Some companies too will have policies banning things like skin tones in pictures as a way of stopping staff members from accessing porn sites, which again can cause a problem when you might want to innocently add a headshot of somebody into a campaign.

“The answer is to use your email to drive people to a website. The web presents a much more standardised environment than email does. You know that if you put a video onto the web that it will be viewable by the majority of people. But with email, what reaches you might not reach somebody else, or might look very different when it does,” advises Weatherall.

All of the above might appear to add up to a fairly bleak picture for the future of email marketing, but industry experts are keen to state that the death knell isn’t about to sound. Whilst consumers might have had enough of being spammed, and some companies will always be tough nuts to crack, B2B practitioners just need to remain on the ball to make sure their campaigns cut through the clutter.
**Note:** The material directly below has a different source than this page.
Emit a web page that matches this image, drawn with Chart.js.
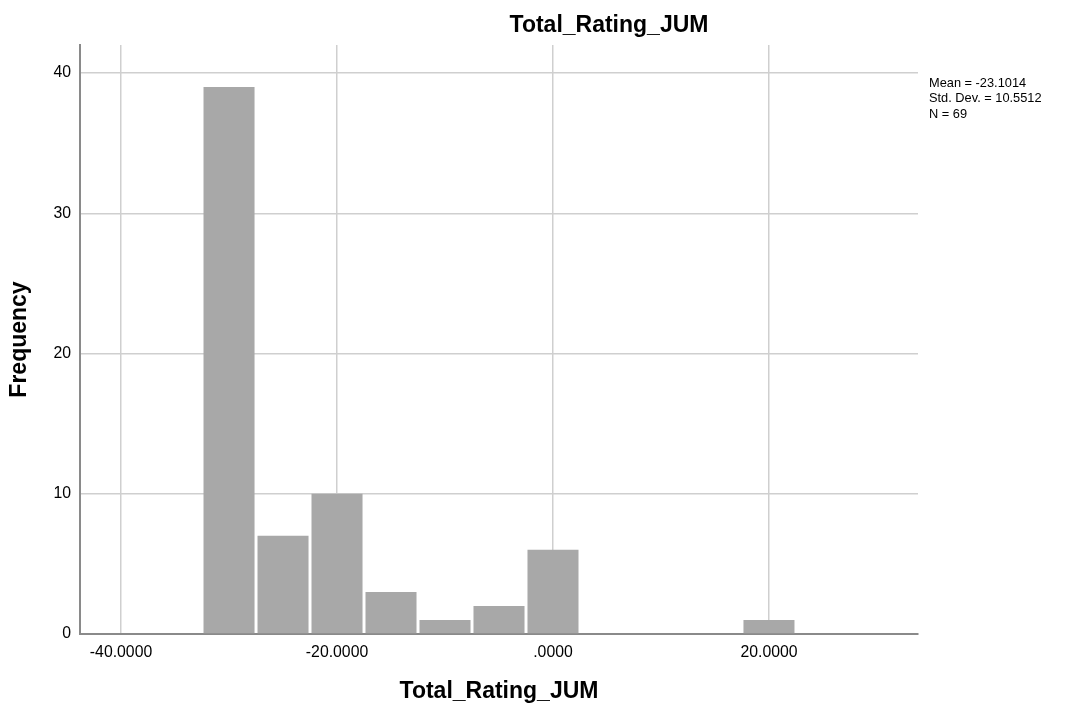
<!DOCTYPE html>
<html>
<head>
<meta charset="utf-8">
<title>Total_Rating_JUM</title>
<script src="https://cdn.jsdelivr.net/npm/chart.js@4.4.1/dist/chart.umd.min.js"></script>
<style>
  html, body { margin: 0; padding: 0; background: #fff; }
  #wrap { width: 1073px; height: 711px; }
</style>
</head>
<body>
<div id="wrap"><canvas id="histChart"></canvas></div>
<script>
'use strict';

// ===== Histogram data (bin centres, width 5) =====
const binCenters = [-30, -25, -20, -15, -10, -5, 0, 20];
const frequencies = [39, 7, 10, 3, 1, 2, 6, 1];
const yTicks = [0, 10, 20, 30, 40];
const xTicks = [-40, -20, 0, 20];
const statLines = ['Mean = -23.1014', 'Std. Dev. = 10.5512', 'N = 69'];

const chartTitle = 'Total_Rating_JUM';
const xTitle = 'Total_Rating_JUM';
const yTitle = 'Frequency';

const fontFamily = "'Liberation Sans', Arial, sans-serif";
const barColor = '#a8a8a8';
const gridColor = '#cfcfcf';
const axisColor = '#8a8a8a';
const textColor = '#000';

Chart.defaults.font.family = fontFamily;
Chart.defaults.color = textColor;

// SPSS style number format: 0 -> ".0000"
const fmt = v => {
  const s = v.toFixed(4);
  return s.replace(/^(-?)0\./, '$1.');
};

// Title and summary text are drawn straight on the canvas
const annotations = {
  id: 'annotations',
  afterDraw(chart) {
    const ctx = chart.ctx;
    ctx.save();
    ctx.fillStyle = textColor;
    ctx.textBaseline = 'middle';
    ctx.textAlign = 'center';
    ctx.font = 'bold 23px ' + fontFamily;
    ctx.fillText(chartTitle, 609, 26);

    ctx.textAlign = 'left';
    ctx.font = '12.8px ' + fontFamily;
    statLines.forEach((t, i) => ctx.fillText(t, 929, 83 + i * 15.5));
    ctx.restore();
  }
};

const ctx = document.getElementById('histChart');
new Chart(ctx, {
  type: 'bar',
  data: {
    datasets: [{
      data: binCenters.map((x, i) => ({ x: x, y: frequencies[i] })),
      backgroundColor: barColor,
      borderWidth: 0,
      barPercentage: 0.945,
      categoryPercentage: 1.0,
    }]
  },
  options: {
    responsive: true,
    maintainAspectRatio: false,
    animation: false,
    layout: { padding: { top: 45, right: 155, bottom: 0, left: 0 } },
    plugins: {
      legend: { display: false },
      tooltip: { enabled: false },
      title: { display: false }
    },
    scales: {
      x: {
        type: 'linear',
        min: -43.8,
        max: 33.8,
        offset: false,
        afterFit: s => { s.height = 77; },
        afterBuildTicks: s => { s.ticks = xTicks.map(v => ({ value: v })); },
        grid: { offset: false, color: gridColor, lineWidth: 1.5, drawTicks: false },
        border: { color: axisColor, width: 2 },
        ticks: {
          autoSkip: false, maxRotation: 0, padding: 9,
          font: { size: 15.8 }, color: textColor,
          callback: v => fmt(v)
        },
        title: {
          display: true, text: xTitle, color: textColor,
          font: { size: 23, weight: 'bold', lineHeight: 1.2 },
          padding: { top: 0, bottom: 5.2 }
        }
      },
      y: {
        min: 0,
        max: 42,
        afterFit: s => { s.width = 80; },
        afterBuildTicks: s => { s.ticks = yTicks.map(v => ({ value: v })); },
        grid: { color: gridColor, lineWidth: 1.5, drawTicks: false },
        border: { color: axisColor, width: 2 },
        ticks: {
          autoSkip: false, padding: 9,
          font: { size: 15.8 }, color: textColor,
          callback: v => String(v)
        },
        title: {
          display: true, text: yTitle, color: textColor,
          font: { size: 23, weight: 'bold', lineHeight: 1.2 },
          padding: { top: 6.2, bottom: 0 }
        }
      }
    }
  },
  plugins: [annotations]
});
</script>
</body>
</html>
“Looking at the bigger picture, there is no doubt that email as a medium is still growing,” sums up Richard Gibson, chair of the DMA’s email marketing council.

“There are more lists available than ever before to B2B marketers and the DMA is keen to help its members improve their email communication strategies. Email is as vibrant in B2B as it has ever been and there are some smart people out there at agencies doing clever things. The ability to contact business targets via email is actually greater than it was even a year ago.”